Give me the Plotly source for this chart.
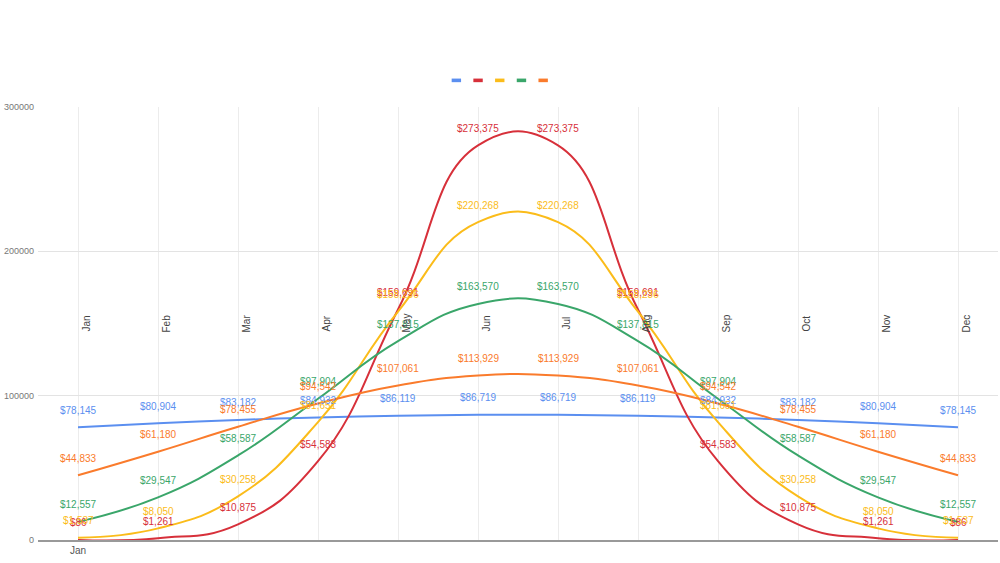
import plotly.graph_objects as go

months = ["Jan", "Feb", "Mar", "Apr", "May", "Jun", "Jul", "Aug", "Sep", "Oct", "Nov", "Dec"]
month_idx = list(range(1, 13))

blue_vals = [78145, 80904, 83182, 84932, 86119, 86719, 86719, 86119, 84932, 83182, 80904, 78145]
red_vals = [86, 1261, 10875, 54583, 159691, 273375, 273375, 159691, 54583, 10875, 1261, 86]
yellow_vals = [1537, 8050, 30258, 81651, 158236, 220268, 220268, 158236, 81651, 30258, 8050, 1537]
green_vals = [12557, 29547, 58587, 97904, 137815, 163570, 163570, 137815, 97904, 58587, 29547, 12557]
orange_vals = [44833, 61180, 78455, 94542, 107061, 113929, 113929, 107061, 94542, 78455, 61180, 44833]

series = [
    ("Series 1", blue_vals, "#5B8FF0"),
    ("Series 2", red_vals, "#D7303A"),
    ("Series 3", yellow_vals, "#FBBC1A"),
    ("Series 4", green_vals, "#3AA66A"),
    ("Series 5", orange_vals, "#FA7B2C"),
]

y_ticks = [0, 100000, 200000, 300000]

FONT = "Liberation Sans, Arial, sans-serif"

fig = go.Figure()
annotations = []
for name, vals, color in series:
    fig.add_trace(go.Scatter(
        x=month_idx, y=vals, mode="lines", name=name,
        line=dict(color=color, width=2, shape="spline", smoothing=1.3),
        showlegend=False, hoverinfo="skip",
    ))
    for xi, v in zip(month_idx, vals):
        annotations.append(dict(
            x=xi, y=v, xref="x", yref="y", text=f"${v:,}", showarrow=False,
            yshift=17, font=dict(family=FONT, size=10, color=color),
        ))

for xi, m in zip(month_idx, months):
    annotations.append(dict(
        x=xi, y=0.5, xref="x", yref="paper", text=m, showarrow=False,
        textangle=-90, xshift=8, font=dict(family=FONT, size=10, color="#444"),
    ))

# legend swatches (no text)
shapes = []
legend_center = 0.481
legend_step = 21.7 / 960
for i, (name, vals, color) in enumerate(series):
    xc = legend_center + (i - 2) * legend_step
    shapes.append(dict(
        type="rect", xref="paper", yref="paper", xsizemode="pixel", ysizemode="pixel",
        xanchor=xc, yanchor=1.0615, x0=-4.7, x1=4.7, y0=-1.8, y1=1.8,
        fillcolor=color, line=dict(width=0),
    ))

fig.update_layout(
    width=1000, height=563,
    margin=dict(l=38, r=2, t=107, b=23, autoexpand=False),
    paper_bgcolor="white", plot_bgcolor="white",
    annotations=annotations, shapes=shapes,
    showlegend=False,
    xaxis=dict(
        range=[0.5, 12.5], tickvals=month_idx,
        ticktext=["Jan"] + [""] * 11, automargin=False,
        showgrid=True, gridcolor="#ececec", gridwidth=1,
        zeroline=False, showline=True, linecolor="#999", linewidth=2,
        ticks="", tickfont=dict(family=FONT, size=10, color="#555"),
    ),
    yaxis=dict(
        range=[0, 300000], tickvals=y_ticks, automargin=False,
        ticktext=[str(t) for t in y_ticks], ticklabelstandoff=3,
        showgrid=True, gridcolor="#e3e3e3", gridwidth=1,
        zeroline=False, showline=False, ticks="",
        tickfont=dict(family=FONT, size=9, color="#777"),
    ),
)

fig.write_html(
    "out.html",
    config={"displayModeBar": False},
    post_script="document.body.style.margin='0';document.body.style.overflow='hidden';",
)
□ □ □ □ □
EXERCISE OBJECTIVE
Repeat the data exactly, excluding the pictures.

THE RESULT
Give me the Plotly source for this chart.
import plotly.graph_objects as go

months = ["Jan", "Feb", "Mar", "Apr", "May", "Jun", "Jul", "Aug", "Sep", "Oct", "Nov", "Dec"]
month_idx = list(range(1, 13))

blue_vals = [78145, 80904, 83182, 84932, 86119, 86719, 86719, 86119, 84932, 83182, 80904, 78145]
red_vals = [86, 1261, 10875, 54583, 159691, 273375, 273375, 159691, 54583, 10875, 1261, 86]
yellow_vals = [1537, 8050, 30258, 81651, 158236, 220268, 220268, 158236, 81651, 30258, 8050, 1537]
green_vals = [12557, 29547, 58587, 97904, 137815, 163570, 163570, 137815, 97904, 58587, 29547, 12557]
orange_vals = [44833, 61180, 78455, 94542, 107061, 113929, 113929, 107061, 94542, 78455, 61180, 44833]

series = [
    ("Series 1", blue_vals, "#5B8FF0"),
    ("Series 2", red_vals, "#D7303A"),
    ("Series 3", yellow_vals, "#FBBC1A"),
    ("Series 4", green_vals, "#3AA66A"),
    ("Series 5", orange_vals, "#FA7B2C"),
]

y_ticks = [0, 100000, 200000, 300000]

FONT = "Liberation Sans, Arial, sans-serif"

fig = go.Figure()
annotations = []
for name, vals, color in series:
    fig.add_trace(go.Scatter(
        x=month_idx, y=vals, mode="lines", name=name,
        line=dict(color=color, width=2, shape="spline", smoothing=1.3),
        showlegend=False, hoverinfo="skip",
    ))
    for xi, v in zip(month_idx, vals):
        annotations.append(dict(
            x=xi, y=v, xref="x", yref="y", text=f"${v:,}", showarrow=False,
            yshift=17, font=dict(family=FONT, size=10, color=color),
        ))

for xi, m in zip(month_idx, months):
    annotations.append(dict(
        x=xi, y=0.5, xref="x", yref="paper", text=m, showarrow=False,
        textangle=-90, xshift=8, font=dict(family=FONT, size=10, color="#444"),
    ))

# legend swatches (no text)
shapes = []
legend_center = 0.481
legend_step = 21.7 / 960
for i, (name, vals, color) in enumerate(series):
    xc = legend_center + (i - 2) * legend_step
    shapes.append(dict(
        type="rect", xref="paper", yref="paper", xsizemode="pixel", ysizemode="pixel",
        xanchor=xc, yanchor=1.0615, x0=-4.7, x1=4.7, y0=-1.8, y1=1.8,
        fillcolor=color, line=dict(width=0),
    ))

fig.update_layout(
    width=1000, height=563,
    margin=dict(l=38, r=2, t=107, b=23, autoexpand=False),
    paper_bgcolor="white", plot_bgcolor="white",
    annotations=annotations, shapes=shapes,
    showlegend=False,
    xaxis=dict(
        range=[0.5, 12.5], tickvals=month_idx,
        ticktext=["Jan"] + [""] * 11, automargin=False,
        showgrid=True, gridcolor="#ececec", gridwidth=1,
        zeroline=False, showline=True, linecolor="#999", linewidth=2,
        ticks="", tickfont=dict(family=FONT, size=10, color="#555"),
    ),
    yaxis=dict(
        range=[0, 300000], tickvals=y_ticks, automargin=False,
        ticktext=[str(t) for t in y_ticks], ticklabelstandoff=3,
        showgrid=True, gridcolor="#e3e3e3", gridwidth=1,
        zeroline=False, showline=False, ticks="",
        tickfont=dict(family=FONT, size=9, color="#777"),
    ),
)

fig.write_html(
    "out.html",
    config={"displayModeBar": False},
    post_script="document.body.style.margin='0';document.body.style.overflow='hidden';",
)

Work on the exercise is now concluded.